WASHINGTON — Raytheon Integrated Defense Systems will not protest the U.S. Air Force’s decision to give a $914 million contract to Lockheed Martin to build a ground-based network of space-surveillance radars known as Space Fence.
“Raytheon put forward the most affordable, lowest-risk solution which drew heavily on the company’s experience as the world leader in building large-phased array radars in austere parts of the world, but after reviewing the results of the debrief we believe not protesting the Space Fence decision is the right thing to do for the Air Force, the Warfighter, and Raytheon,” Raytheon spokesman Mike Nachshen said in a June 30 email.
The Air Force on June 2 chose Lockheed Martin over Raytheon to serve as Space Fence prime contractor.

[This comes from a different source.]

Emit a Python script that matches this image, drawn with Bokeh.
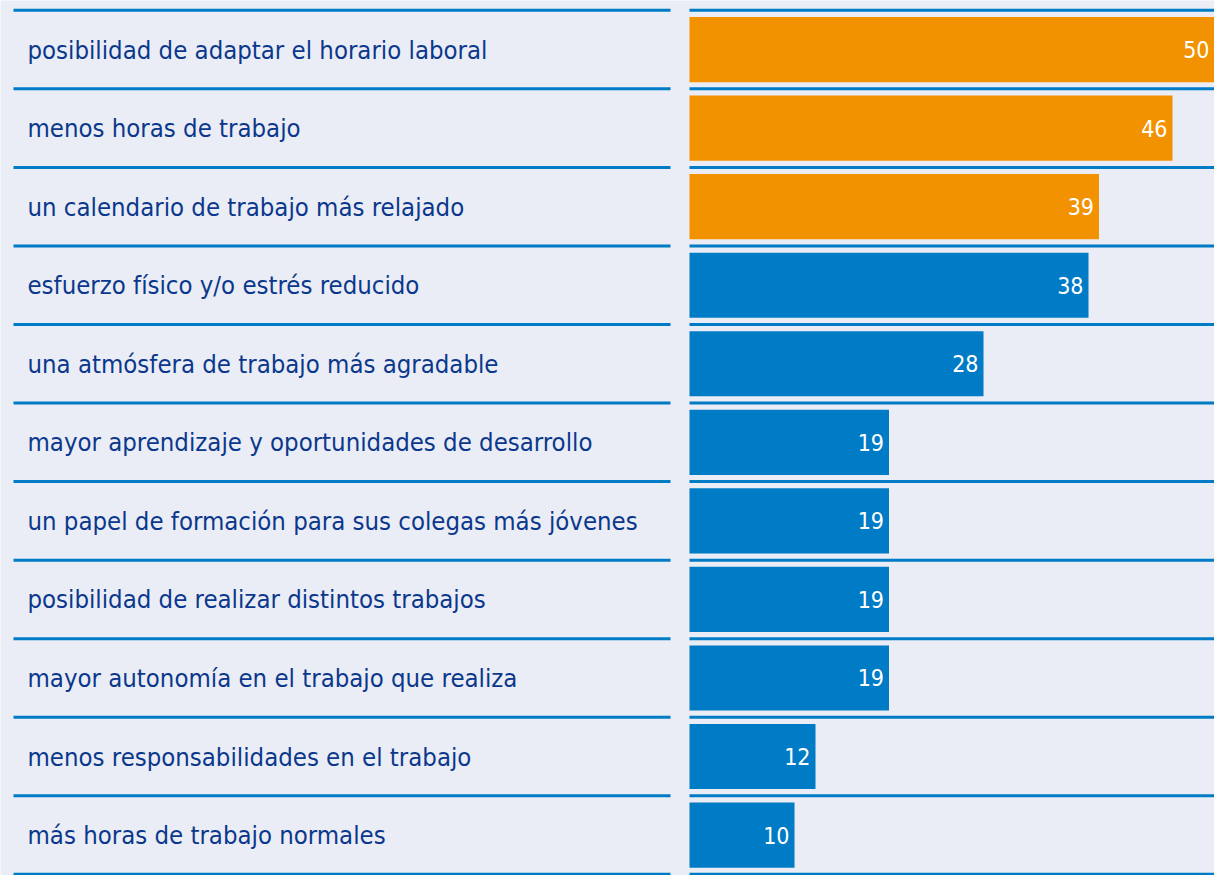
from bokeh.plotting import figure
from bokeh.models import Range1d, ColumnDataSource
from bokeh.core.properties import value
from bokeh.embed import file_html
from bokeh.resources import INLINE

# ---- data ----
categories = [
    "posibilidad de adaptar el horario laboral",
    "menos horas de trabajo",
    "un calendario de trabajo más relajado",
    "esfuerzo físico y/o estrés reducido",
    "una atmósfera de trabajo más agradable",
    "mayor aprendizaje y oportunidades de desarrollo",
    "un papel de formación para sus colegas más jóvenes",
    "posibilidad de realizar distintos trabajos",
    "mayor autonomía en el trabajo que realiza",
    "menos responsabilidades en el trabajo",
    "más horas de trabajo normales",
]
values = [50, 46, 39, 38, 28, 19, 19, 19, 19, 12, 10]
value_labels = ["50", "46", "39", "38", "28", "19", "19", "19", "19", "12", "10"]

# ---- layout / style ----
W, H = 1214, 875
TOP_PX = 9.8        # first separator line (figure px)
ROW_PX = 78.55      # row spacing
BAR_X0_PX = 689     # where bars start
LEFT_LINE = (13, 670)
LABEL_PX = 27
N_HIGHLIGHT = 3

BG = "#eaedf5"
BLUE = "#007bc6"
ORANGE = "#f39200"
TEXT = "#0b388c"
FONT = "DejaVu Sans Condensed, DejaVu Sans, sans-serif"

n = len(categories)
xmax = max(values)
ppu = (W - BAR_X0_PX) / xmax
x_start = -BAR_X0_PX / ppu
x_end = xmax

def px_to_x(px):
    return (px - BAR_X0_PX) / ppu

y_bottom = (H - TOP_PX) / ROW_PX
y_top = -TOP_PX / ROW_PX

p = figure(width=W, height=H, output_backend="svg", toolbar_location=None,
           x_range=Range1d(x_start, x_end), y_range=Range1d(y_bottom, y_top),
           x_axis_type=None, y_axis_type=None, min_border=0,
           min_border_left=0, min_border_right=0, min_border_top=0, min_border_bottom=0)
p.background_fill_color = BG
p.border_fill_color = BG
p.outline_line_color = None
p.grid.visible = False

centers = [i + 0.5 for i in range(n)]
colors = [ORANGE if i < N_HIGHLIGHT else BLUE for i in range(n)]

src = ColumnDataSource(dict(y=centers, v=values, lab=value_labels, cat=categories, color=colors))

# separator lines
bounds = list(range(n + 1))
p.segment(x0=[px_to_x(LEFT_LINE[0])] * len(bounds), x1=[px_to_x(LEFT_LINE[1])] * len(bounds),
          y0=bounds, y1=bounds, line_color=BLUE, line_width=3)
p.segment(x0=[0] * len(bounds), x1=[x_end] * len(bounds),
          y0=bounds, y1=bounds, line_color=BLUE, line_width=3)

# bars
p.hbar(y="y", left=0, right="v", height=0.83, fill_color="color", line_color=None, source=src)

# category labels
p.text(x=px_to_x(LABEL_PX), y="y", text="cat", source=src, text_color=TEXT,
       text_font=value(FONT), text_font_size="25.5px", text_align="left", text_baseline="middle")

# value labels
p.text(x="v", y="y", text="lab", source=src, text_color="white", x_offset=-5,
       text_font=value(FONT), text_font_size="23px", text_align="right", text_baseline="middle")

open("out.html", "w").write(file_html(p, INLINE))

Both Lockheed Martin Mission Systems and Training of Moorestown, New Jersey, and Raytheon Integrated Defense Systems of Tewksbury, Massachusetts, have spent years developing competing designs and prototypes for the Space Fence, an S-band radar network that will allow the Air Force to track baseball-sized objects as far out as 1,900 kilometers in space.
Federal contractors have the right to challenge awarded contracts by filing a protest with either the U.S. Government Accountability Office or the Court of Federal Claims. But as the Air Force’s assistant secretary for acquisition, William LaPlante, noted in a June 13 speech at the Atlantic Council’s Brent Scowcroft Center on International Security in Washington, such protests rarely result in overturning the award. Between 2008 and 2012, the GAO sustained 2.6 percent of protests filed against the U.S. Defense Department while 5.6 percent of protests filed against civilian agencies were sustained, according to a Congressional Research Service report.